Well, firstly, I think Google itself is further away from fielding a solution that will work anywhere outside of Mountain View than is generally understood. The media hype has been very misleading. And secondly, Google is far from the only actor currently working to resolve this envelope of challenges. Despite their power, reach and influence, we should never make the mistake of collapsing the ideas of “autonomous personal transportation” and “Google.”
That said, it will happen, one way or another. I don’t think it’s a question of “catching on,” so much as one of getting the necessary regulatory, legislative and risk-assessment frameworks in place. And this is one of those very rare contexts where I believe that the information-technological approach really is unambiguously superior to the way we do things now.
In the United States alone, we sacrifice more than 30,000 human lives a year to misplaced confidence in our own ability to manage the performance regime presented to us by the car. People drive drunk, while texting, when they’ve just had an argument with their partner.

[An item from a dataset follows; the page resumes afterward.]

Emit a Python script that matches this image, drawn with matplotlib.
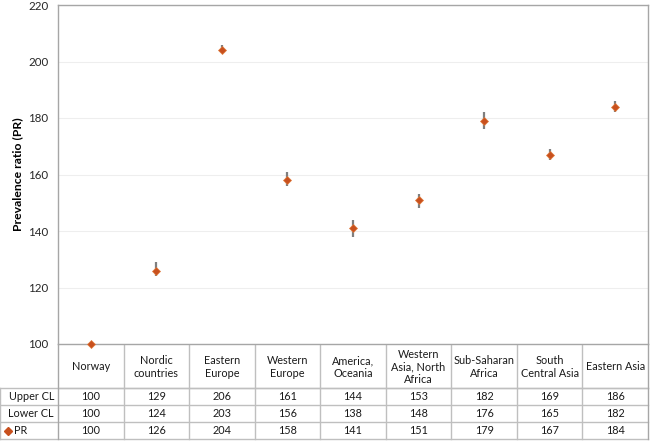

Long-distance truckers drive bent half out of their mind on sleeplessness and crank because that’s what’s demanded of them by the economics of contemporary logistics. People drive in the morning to minimum-wage jobs that are two hours away because they’re the only ones that were on offer, on sleep that’s already been brutally truncated by the two hours it took them to get home the night before. People use vehicles as weapons — to bolster their sense of self, to claim space from the others they feel encroaching on them at every turn, to assert dominance in a world that makes them feel like they’ve been zeroed out. And algorithms even at their clumsiest stand to do a better job in each and every single one of these circumstances.
But “unambiguously better” doesn’t mean “perfect.” The disruption, in particular, to working-class livelihoods will be dreadful. If unanticipated, unaccounted for and unresponded to, in fact, I venture to say it will cause misery easily on the order of those 30,000 annual deaths. And that’s quite a thing to say. It’s why I support the provision of universal basic income, to at least buffer the havoc automation is sure to wreak on our societies as it transforms mobility, logistics and a thousand other fields.
Could you draw some possible scenarios regarding the use of technologies in the field of mobility ten years from now?
Ten years is a long, long time in my field. It’s the far future. Consider that ten years ago, we didn’t even have smartphones. Given all the wildly interacting factors at play, and the ever-present likelihood that their interaction will render our world effectively ungovernable, I’m just not comfortable prognosticating.